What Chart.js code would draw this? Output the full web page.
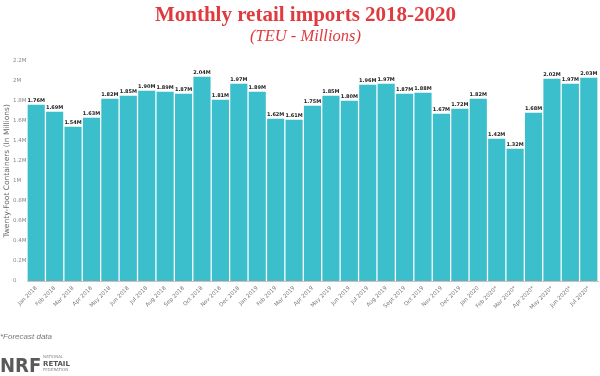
<!DOCTYPE html>
<html>
<head>
<meta charset="utf-8">
<script src="https://cdn.jsdelivr.net/npm/chart.js@4/dist/chart.umd.min.js"></script>
<style>
    html, body { margin: 0; padding: 0; background: #fff; }
    #wrap { position: relative; width: 600px; height: 376px; }
</style>
</head>
<body>
<div id="wrap"><canvas id="chart" width="600" height="376"></canvas></div>
<script>
const months = [
    "Jan 2018", "Feb 2018", "Mar 2018", "Apr 2018", "May 2018", "Jun 2018",
    "Jul 2018", "Aug 2018", "Sep 2018", "Oct 2018", "Nov 2018", "Dec 2018",
    "Jan 2019", "Feb 2019", "Mar 2019", "Apr 2019", "May 2019", "Jun 2019",
    "Jul 2019", "Aug 2019", "Sept 2019", "Oct 2019", "Nov 2019", "Dec 2019",
    "Jan 2020", "Feb 2020*", "Mar 2020*", "Apr 2020*", "May 2020*", "Jun 2020*",
    "Jul 2020*"
];
const imports = [
    1.76, 1.69, 1.54, 1.63, 1.82, 1.85,
    1.90, 1.89, 1.87, 2.04, 1.81, 1.97,
    1.89, 1.62, 1.61, 1.75, 1.85, 1.80,
    1.96, 1.97, 1.87, 1.88, 1.67, 1.72,
    1.82, 1.42, 1.32, 1.68, 2.02, 1.97,
    2.03
];
const valueLabels = imports.map(v => v.toFixed(2) + "M");
const yTicks = [0, 0.2, 0.4, 0.6, 0.8, 1, 1.2, 1.4, 1.6, 1.8, 2, 2.2];
const yTitle = "Twenty-Foot Containers (In Millions)";

const barColor = "#3cbfcc";
const red = "#e03a3e";

// value labels above each bar
const barLabels = {
    id: "barLabels",
    afterDatasetsDraw(chart) {
        const ctx = chart.ctx;
        const meta = chart.getDatasetMeta(0);
        ctx.save();
        ctx.font = "bold 5px 'DejaVu Sans'";
        ctx.fillStyle = "#222";
        ctx.textAlign = "center";
        ctx.textBaseline = "bottom";
        meta.data.forEach((bar, i) => {
            ctx.fillText(valueLabels[i], bar.x, bar.y - 2);
        });
        ctx.restore();
    }
};

// y title, footnote and NRF logo
const extras = {
    id: "extras",
    afterDraw(chart) {
        const ctx = chart.ctx;
        const area = chart.chartArea;
        ctx.save();
        ctx.translate(7, (area.top + area.bottom) / 2);
        ctx.rotate(-Math.PI / 2);
        ctx.fillStyle = "#666";
        ctx.font = "7.5px 'DejaVu Sans'";
        ctx.textAlign = "center";
        ctx.textBaseline = "middle";
        ctx.fillText(yTitle, 0, 0);
        ctx.restore();

        ctx.save();
        ctx.fillStyle = "#777";
        ctx.font = "italic 8px 'Liberation Sans'";
        ctx.textBaseline = "middle";
        ctx.textAlign = "left";
        ctx.fillText("*Forecast data", 0, 337);

        ctx.fillStyle = "#5a5a5a";
        ctx.font = "900 20px 'DejaVu Sans Condensed', 'DejaVu Sans'";
        ctx.textBaseline = "alphabetic";
        ctx.fillText("NRF", 0, 372);
        ctx.fillStyle = "#888";
        ctx.font = "4px 'DejaVu Sans'";
        ctx.fillText("NATIONAL", 43, 358);
        ctx.fillStyle = "#555";
        ctx.font = "bold 7px 'DejaVu Sans'";
        ctx.fillText("RETAIL", 43, 366);
        ctx.fillStyle = "#888";
        ctx.font = "4px 'DejaVu Sans'";
        ctx.fillText("FEDERATION", 43, 371);
        ctx.restore();
    }
};

new Chart(document.getElementById("chart"), {
    type: "bar",
    data: {
        labels: months,
        datasets: [{
            data: imports,
            backgroundColor: barColor,
            barPercentage: 0.93,
            categoryPercentage: 1
        }]
    },
    options: {
        responsive: false,
        animation: false,
        layout: { padding: { left: 13, right: 2, top: 0, bottom: 64 } },
        plugins: {
            legend: { display: false },
            tooltip: { enabled: false },
            title: {
                display: true,
                text: "Monthly retail imports 2018-2020",
                color: red,
                font: { family: "'Liberation Serif'", size: 21, weight: "bold", lineHeight: 1.2 },
                padding: { top: 3, bottom: 0 }
            },
            subtitle: {
                display: true,
                text: "(TEU - Millions)",
                color: red,
                font: { family: "'Liberation Serif'", size: 16.5, style: "italic", lineHeight: 1.0 },
                padding: { top: 0, bottom: 16 }
            }
        },
        scales: {
            x: {
                grid: { display: false, drawTicks: false },
                border: { color: "#e8b4b4", width: 1 },
                ticks: {
                    color: "#777",
                    font: { family: "'DejaVu Sans'", size: 5.5 },
                    minRotation: 45,
                    maxRotation: 45,
                    autoSkip: false,
                    padding: 4
                },
                afterFit(scale) { scale.height = 31; }
            },
            y: {
                min: 0,
                max: 2.2,
                grid: { display: false, drawTicks: false },
                border: { display: false },
                afterBuildTicks(scale) { scale.ticks = yTicks.map(v => ({ value: v })); },
                ticks: {
                    color: "#888",
                    font: { family: "'DejaVu Sans'", size: 5.5 },
                    crossAlign: "far",
                    padding: 1,
                    callback: v => v === 0 ? "0" : (Math.round(v * 10) / 10) + "M"
                },
                afterFit(scale) { scale.width = 14; }
            }
        }
    },
    plugins: [barLabels, extras]
});
</script>
</body>
</html>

■ What is needed
Write the lines above out again exactly, without any of their pictures.

■ Written reply
What Chart.js code would draw this? Output the full web page.
<!DOCTYPE html>
<html>
<head>
<meta charset="utf-8">
<script src="https://cdn.jsdelivr.net/npm/chart.js@4/dist/chart.umd.min.js"></script>
<style>
    html, body { margin: 0; padding: 0; background: #fff; }
    #wrap { position: relative; width: 600px; height: 376px; }
</style>
</head>
<body>
<div id="wrap"><canvas id="chart" width="600" height="376"></canvas></div>
<script>
const months = [
    "Jan 2018", "Feb 2018", "Mar 2018", "Apr 2018", "May 2018", "Jun 2018",
    "Jul 2018", "Aug 2018", "Sep 2018", "Oct 2018", "Nov 2018", "Dec 2018",
    "Jan 2019", "Feb 2019", "Mar 2019", "Apr 2019", "May 2019", "Jun 2019",
    "Jul 2019", "Aug 2019", "Sept 2019", "Oct 2019", "Nov 2019", "Dec 2019",
    "Jan 2020", "Feb 2020*", "Mar 2020*", "Apr 2020*", "May 2020*", "Jun 2020*",
    "Jul 2020*"
];
const imports = [
    1.76, 1.69, 1.54, 1.63, 1.82, 1.85,
    1.90, 1.89, 1.87, 2.04, 1.81, 1.97,
    1.89, 1.62, 1.61, 1.75, 1.85, 1.80,
    1.96, 1.97, 1.87, 1.88, 1.67, 1.72,
    1.82, 1.42, 1.32, 1.68, 2.02, 1.97,
    2.03
];
const valueLabels = imports.map(v => v.toFixed(2) + "M");
const yTicks = [0, 0.2, 0.4, 0.6, 0.8, 1, 1.2, 1.4, 1.6, 1.8, 2, 2.2];
const yTitle = "Twenty-Foot Containers (In Millions)";

const barColor = "#3cbfcc";
const red = "#e03a3e";

// value labels above each bar
const barLabels = {
    id: "barLabels",
    afterDatasetsDraw(chart) {
        const ctx = chart.ctx;
        const meta = chart.getDatasetMeta(0);
        ctx.save();
        ctx.font = "bold 5px 'DejaVu Sans'";
        ctx.fillStyle = "#222";
        ctx.textAlign = "center";
        ctx.textBaseline = "bottom";
        meta.data.forEach((bar, i) => {
            ctx.fillText(valueLabels[i], bar.x, bar.y - 2);
        });
        ctx.restore();
    }
};

// y title, footnote and NRF logo
const extras = {
    id: "extras",
    afterDraw(chart) {
        const ctx = chart.ctx;
        const area = chart.chartArea;
        ctx.save();
        ctx.translate(7, (area.top + area.bottom) / 2);
        ctx.rotate(-Math.PI / 2);
        ctx.fillStyle = "#666";
        ctx.font = "7.5px 'DejaVu Sans'";
        ctx.textAlign = "center";
        ctx.textBaseline = "middle";
        ctx.fillText(yTitle, 0, 0);
        ctx.restore();

        ctx.save();
        ctx.fillStyle = "#777";
        ctx.font = "italic 8px 'Liberation Sans'";
        ctx.textBaseline = "middle";
        ctx.textAlign = "left";
        ctx.fillText("*Forecast data", 0, 337);

        ctx.fillStyle = "#5a5a5a";
        ctx.font = "900 20px 'DejaVu Sans Condensed', 'DejaVu Sans'";
        ctx.textBaseline = "alphabetic";
        ctx.fillText("NRF", 0, 372);
        ctx.fillStyle = "#888";
        ctx.font = "4px 'DejaVu Sans'";
        ctx.fillText("NATIONAL", 43, 358);
        ctx.fillStyle = "#555";
        ctx.font = "bold 7px 'DejaVu Sans'";
        ctx.fillText("RETAIL", 43, 366);
        ctx.fillStyle = "#888";
        ctx.font = "4px 'DejaVu Sans'";
        ctx.fillText("FEDERATION", 43, 371);
        ctx.restore();
    }
};

new Chart(document.getElementById("chart"), {
    type: "bar",
    data: {
        labels: months,
        datasets: [{
            data: imports,
            backgroundColor: barColor,
            barPercentage: 0.93,
            categoryPercentage: 1
        }]
    },
    options: {
        responsive: false,
        animation: false,
        layout: { padding: { left: 13, right: 2, top: 0, bottom: 64 } },
        plugins: {
            legend: { display: false },
            tooltip: { enabled: false },
            title: {
                display: true,
                text: "Monthly retail imports 2018-2020",
                color: red,
                font: { family: "'Liberation Serif'", size: 21, weight: "bold", lineHeight: 1.2 },
                padding: { top: 3, bottom: 0 }
            },
            subtitle: {
                display: true,
                text: "(TEU - Millions)",
                color: red,
                font: { family: "'Liberation Serif'", size: 16.5, style: "italic", lineHeight: 1.0 },
                padding: { top: 0, bottom: 16 }
            }
        },
        scales: {
            x: {
                grid: { display: false, drawTicks: false },
                border: { color: "#e8b4b4", width: 1 },
                ticks: {
                    color: "#777",
                    font: { family: "'DejaVu Sans'", size: 5.5 },
                    minRotation: 45,
                    maxRotation: 45,
                    autoSkip: false,
                    padding: 4
                },
                afterFit(scale) { scale.height = 31; }
            },
            y: {
                min: 0,
                max: 2.2,
                grid: { display: false, drawTicks: false },
                border: { display: false },
                afterBuildTicks(scale) { scale.ticks = yTicks.map(v => ({ value: v })); },
                ticks: {
                    color: "#888",
                    font: { family: "'DejaVu Sans'", size: 5.5 },
                    crossAlign: "far",
                    padding: 1,
                    callback: v => v === 0 ? "0" : (Math.round(v * 10) / 10) + "M"
                },
                afterFit(scale) { scale.width = 14; }
            }
        }
    },
    plugins: [barLabels, extras]
});
</script>
</body>
</html>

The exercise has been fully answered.